>> begin DATA FOR THE TASK
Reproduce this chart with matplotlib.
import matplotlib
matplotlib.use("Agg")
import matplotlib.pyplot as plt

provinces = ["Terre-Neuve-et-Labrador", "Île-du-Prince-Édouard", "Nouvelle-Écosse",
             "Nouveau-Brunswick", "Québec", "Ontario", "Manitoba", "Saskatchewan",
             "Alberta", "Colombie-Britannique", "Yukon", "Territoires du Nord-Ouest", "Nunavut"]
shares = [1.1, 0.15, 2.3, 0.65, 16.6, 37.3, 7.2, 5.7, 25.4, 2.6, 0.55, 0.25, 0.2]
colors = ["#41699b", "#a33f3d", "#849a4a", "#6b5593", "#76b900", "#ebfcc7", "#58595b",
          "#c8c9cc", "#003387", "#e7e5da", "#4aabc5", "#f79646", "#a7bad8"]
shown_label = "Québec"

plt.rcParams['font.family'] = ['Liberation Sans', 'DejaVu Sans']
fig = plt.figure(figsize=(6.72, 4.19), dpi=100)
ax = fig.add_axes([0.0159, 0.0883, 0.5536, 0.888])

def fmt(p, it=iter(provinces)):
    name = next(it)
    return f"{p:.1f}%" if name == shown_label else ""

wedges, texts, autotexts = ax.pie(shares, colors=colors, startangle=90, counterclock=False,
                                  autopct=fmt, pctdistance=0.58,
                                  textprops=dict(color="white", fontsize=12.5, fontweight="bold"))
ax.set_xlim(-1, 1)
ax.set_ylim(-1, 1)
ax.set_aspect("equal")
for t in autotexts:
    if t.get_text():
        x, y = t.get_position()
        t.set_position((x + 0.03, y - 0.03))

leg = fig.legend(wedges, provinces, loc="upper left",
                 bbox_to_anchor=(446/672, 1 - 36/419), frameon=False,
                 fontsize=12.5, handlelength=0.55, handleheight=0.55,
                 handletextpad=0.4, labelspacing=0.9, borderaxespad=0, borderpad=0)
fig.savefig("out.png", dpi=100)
>> end DATA FOR THE TASK
>> begin DATA FOR THE TASK
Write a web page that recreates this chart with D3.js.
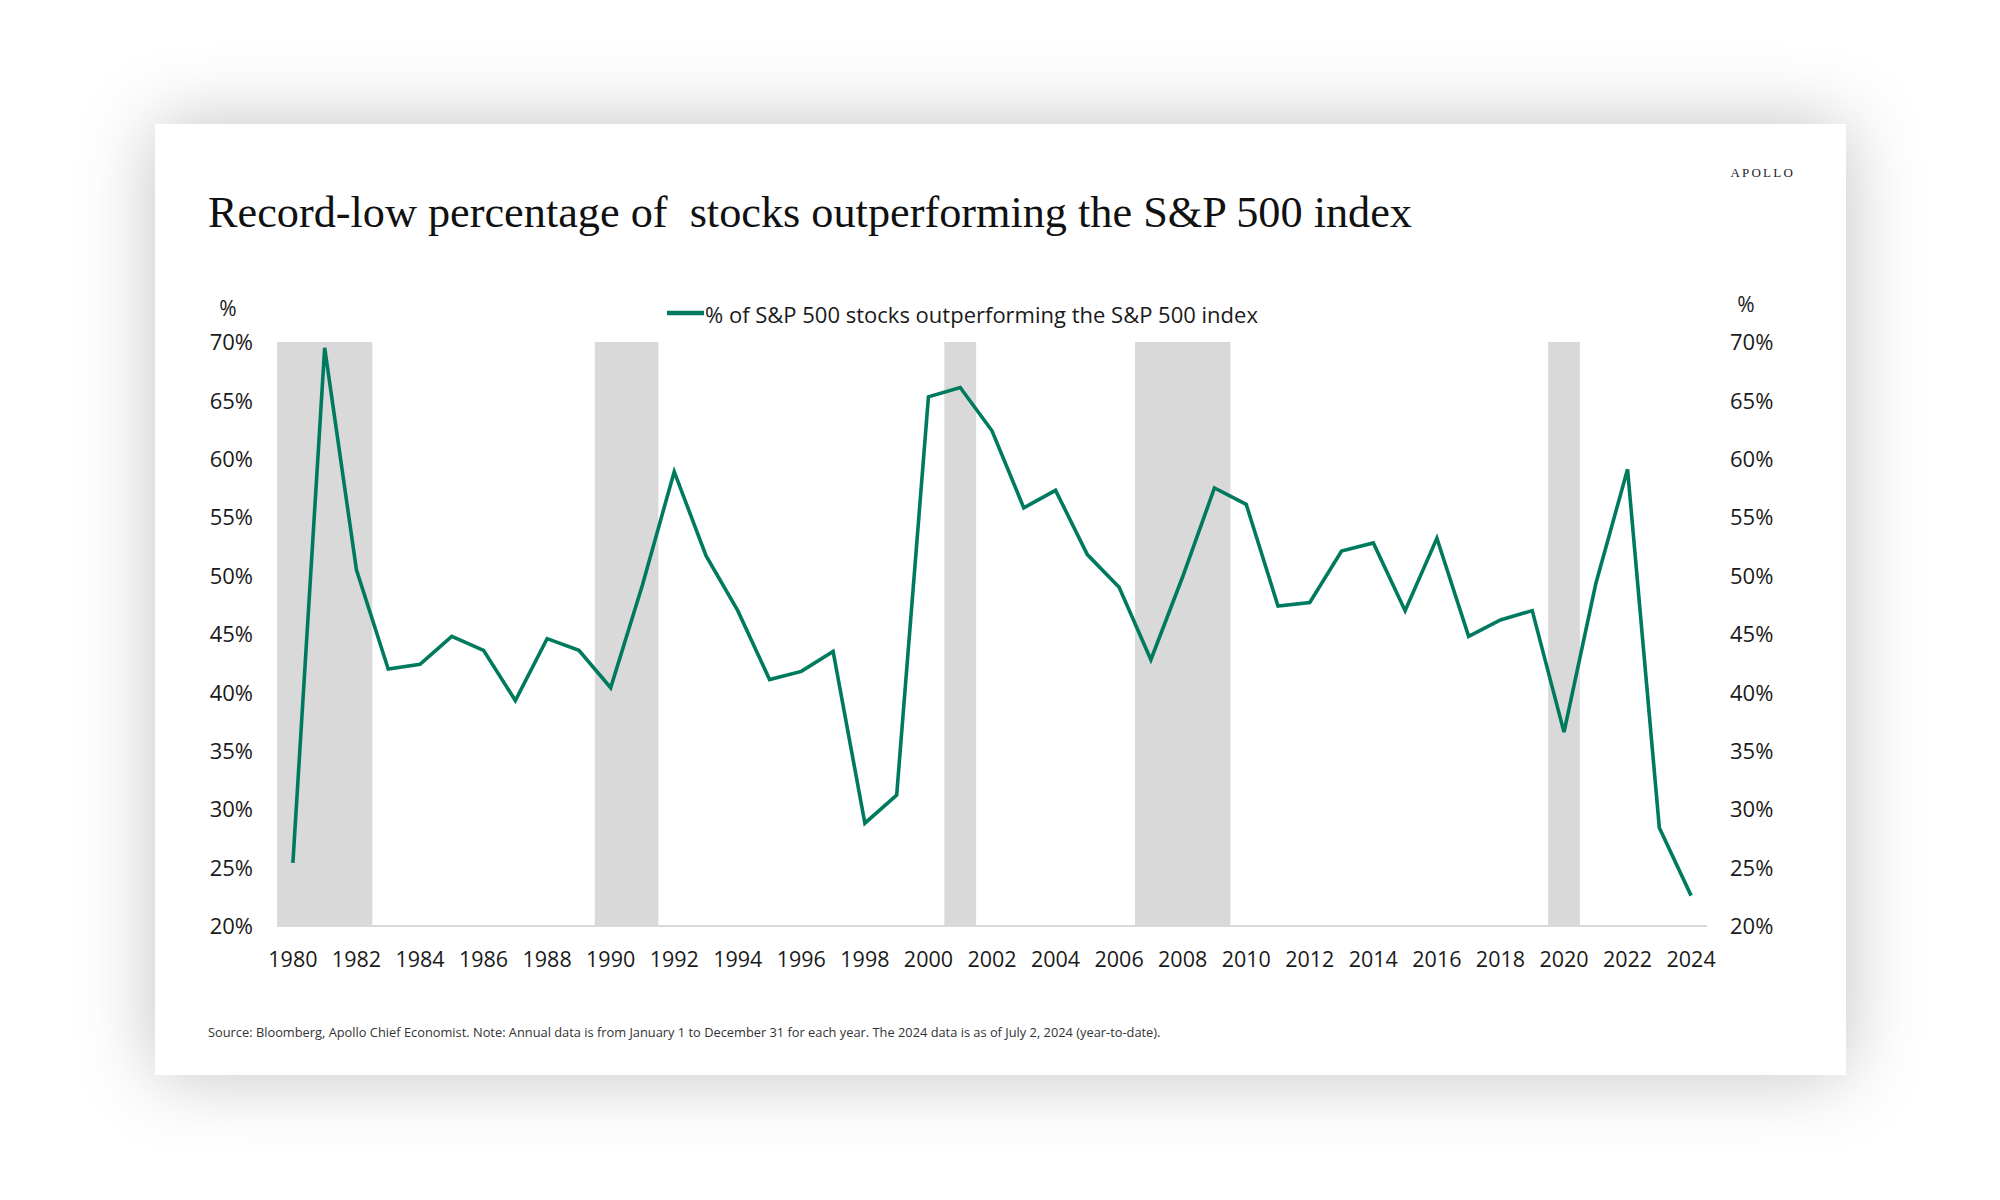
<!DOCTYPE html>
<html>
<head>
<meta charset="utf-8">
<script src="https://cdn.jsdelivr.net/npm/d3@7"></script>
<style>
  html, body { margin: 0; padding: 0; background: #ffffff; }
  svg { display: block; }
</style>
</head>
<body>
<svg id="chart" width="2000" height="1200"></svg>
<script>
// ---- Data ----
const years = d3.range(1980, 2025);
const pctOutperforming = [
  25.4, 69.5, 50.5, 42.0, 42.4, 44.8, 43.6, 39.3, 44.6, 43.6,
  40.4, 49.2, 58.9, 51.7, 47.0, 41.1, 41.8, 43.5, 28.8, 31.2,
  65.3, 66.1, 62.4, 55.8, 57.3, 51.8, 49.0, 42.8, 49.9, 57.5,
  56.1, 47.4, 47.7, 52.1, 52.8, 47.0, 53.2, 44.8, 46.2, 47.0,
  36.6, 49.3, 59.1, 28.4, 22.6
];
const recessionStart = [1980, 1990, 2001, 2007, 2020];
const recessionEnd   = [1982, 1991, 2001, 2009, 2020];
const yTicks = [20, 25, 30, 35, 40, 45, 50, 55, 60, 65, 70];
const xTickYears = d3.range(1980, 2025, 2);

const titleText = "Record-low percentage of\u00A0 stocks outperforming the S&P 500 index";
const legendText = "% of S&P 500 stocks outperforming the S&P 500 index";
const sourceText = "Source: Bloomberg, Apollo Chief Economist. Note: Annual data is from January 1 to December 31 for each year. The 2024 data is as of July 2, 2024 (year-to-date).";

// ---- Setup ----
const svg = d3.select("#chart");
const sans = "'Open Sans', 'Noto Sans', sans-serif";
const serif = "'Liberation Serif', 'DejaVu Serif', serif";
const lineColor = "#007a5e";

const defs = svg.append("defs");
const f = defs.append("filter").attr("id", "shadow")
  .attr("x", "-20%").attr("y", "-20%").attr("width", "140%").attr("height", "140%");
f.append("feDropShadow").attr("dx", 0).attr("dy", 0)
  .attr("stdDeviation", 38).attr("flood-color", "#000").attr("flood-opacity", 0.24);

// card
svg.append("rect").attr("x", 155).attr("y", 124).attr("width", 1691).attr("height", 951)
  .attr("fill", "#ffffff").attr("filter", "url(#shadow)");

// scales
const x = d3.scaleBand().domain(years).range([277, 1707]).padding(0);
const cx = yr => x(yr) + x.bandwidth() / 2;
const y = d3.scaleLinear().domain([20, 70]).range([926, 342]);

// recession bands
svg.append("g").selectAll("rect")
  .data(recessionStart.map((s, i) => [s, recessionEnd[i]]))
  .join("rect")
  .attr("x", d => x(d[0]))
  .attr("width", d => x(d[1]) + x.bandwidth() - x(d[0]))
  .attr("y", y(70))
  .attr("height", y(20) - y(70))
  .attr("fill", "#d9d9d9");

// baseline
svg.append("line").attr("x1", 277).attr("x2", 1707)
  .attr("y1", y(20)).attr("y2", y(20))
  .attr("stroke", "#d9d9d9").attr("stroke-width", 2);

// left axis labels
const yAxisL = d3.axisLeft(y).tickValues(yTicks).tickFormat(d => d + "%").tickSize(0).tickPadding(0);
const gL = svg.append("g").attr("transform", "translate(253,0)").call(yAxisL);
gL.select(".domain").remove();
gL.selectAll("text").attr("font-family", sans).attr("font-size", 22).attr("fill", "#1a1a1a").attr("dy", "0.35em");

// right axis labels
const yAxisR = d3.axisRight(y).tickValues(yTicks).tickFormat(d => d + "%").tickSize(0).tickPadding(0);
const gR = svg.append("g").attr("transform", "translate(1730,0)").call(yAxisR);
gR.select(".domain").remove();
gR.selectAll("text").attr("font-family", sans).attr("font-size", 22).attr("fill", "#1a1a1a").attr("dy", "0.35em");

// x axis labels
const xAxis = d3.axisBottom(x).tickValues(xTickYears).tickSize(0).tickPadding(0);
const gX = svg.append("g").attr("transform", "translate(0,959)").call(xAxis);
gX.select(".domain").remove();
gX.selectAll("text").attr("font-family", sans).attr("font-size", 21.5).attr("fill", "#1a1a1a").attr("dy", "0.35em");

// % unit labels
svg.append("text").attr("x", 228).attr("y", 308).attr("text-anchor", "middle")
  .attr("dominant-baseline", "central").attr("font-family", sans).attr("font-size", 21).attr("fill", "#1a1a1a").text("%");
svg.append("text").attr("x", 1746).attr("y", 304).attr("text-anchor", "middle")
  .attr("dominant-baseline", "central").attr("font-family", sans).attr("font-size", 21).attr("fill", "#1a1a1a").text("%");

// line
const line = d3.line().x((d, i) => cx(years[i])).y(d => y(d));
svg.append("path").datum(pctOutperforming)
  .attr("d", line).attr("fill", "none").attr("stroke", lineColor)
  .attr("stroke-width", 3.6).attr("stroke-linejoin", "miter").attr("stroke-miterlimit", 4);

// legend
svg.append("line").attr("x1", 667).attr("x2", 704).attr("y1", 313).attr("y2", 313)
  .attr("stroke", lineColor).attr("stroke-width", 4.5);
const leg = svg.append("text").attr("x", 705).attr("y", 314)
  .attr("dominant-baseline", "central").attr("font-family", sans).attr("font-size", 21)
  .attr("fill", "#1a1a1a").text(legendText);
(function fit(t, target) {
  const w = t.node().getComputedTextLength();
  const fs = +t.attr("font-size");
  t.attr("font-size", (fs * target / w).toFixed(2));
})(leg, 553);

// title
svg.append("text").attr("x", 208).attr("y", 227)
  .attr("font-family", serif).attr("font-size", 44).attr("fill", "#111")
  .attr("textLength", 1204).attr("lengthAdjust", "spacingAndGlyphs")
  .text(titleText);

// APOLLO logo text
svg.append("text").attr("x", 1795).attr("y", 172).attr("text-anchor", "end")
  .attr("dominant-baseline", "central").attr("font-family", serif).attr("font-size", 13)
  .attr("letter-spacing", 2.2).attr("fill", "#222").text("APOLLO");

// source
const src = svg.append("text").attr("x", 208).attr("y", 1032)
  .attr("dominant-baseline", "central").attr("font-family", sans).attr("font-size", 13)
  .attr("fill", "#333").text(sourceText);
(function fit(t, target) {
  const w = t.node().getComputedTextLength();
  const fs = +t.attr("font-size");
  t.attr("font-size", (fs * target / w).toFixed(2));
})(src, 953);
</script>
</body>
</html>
>> end DATA FOR THE TASK
▶ PROBLEM DESCRIPTION
Using the data above, copy exactly the lines from the one containing "Write a web" to the one containing "const xTickYears = d3.range(1980, 2025, 2);", inclusive. Exclude the pictures.

▶ EXERCISE ANSWER
Write a web page that recreates this chart with D3.js.
<!DOCTYPE html>
<html>
<head>
<meta charset="utf-8">
<script src="https://cdn.jsdelivr.net/npm/d3@7"></script>
<style>
  html, body { margin: 0; padding: 0; background: #ffffff; }
  svg { display: block; }
</style>
</head>
<body>
<svg id="chart" width="2000" height="1200"></svg>
<script>
// ---- Data ----
const years = d3.range(1980, 2025);
const pctOutperforming = [
  25.4, 69.5, 50.5, 42.0, 42.4, 44.8, 43.6, 39.3, 44.6, 43.6,
  40.4, 49.2, 58.9, 51.7, 47.0, 41.1, 41.8, 43.5, 28.8, 31.2,
  65.3, 66.1, 62.4, 55.8, 57.3, 51.8, 49.0, 42.8, 49.9, 57.5,
  56.1, 47.4, 47.7, 52.1, 52.8, 47.0, 53.2, 44.8, 46.2, 47.0,
  36.6, 49.3, 59.1, 28.4, 22.6
];
const recessionStart = [1980, 1990, 2001, 2007, 2020];
const recessionEnd   = [1982, 1991, 2001, 2009, 2020];
const yTicks = [20, 25, 30, 35, 40, 45, 50, 55, 60, 65, 70];
const xTickYears = d3.range(1980, 2025, 2);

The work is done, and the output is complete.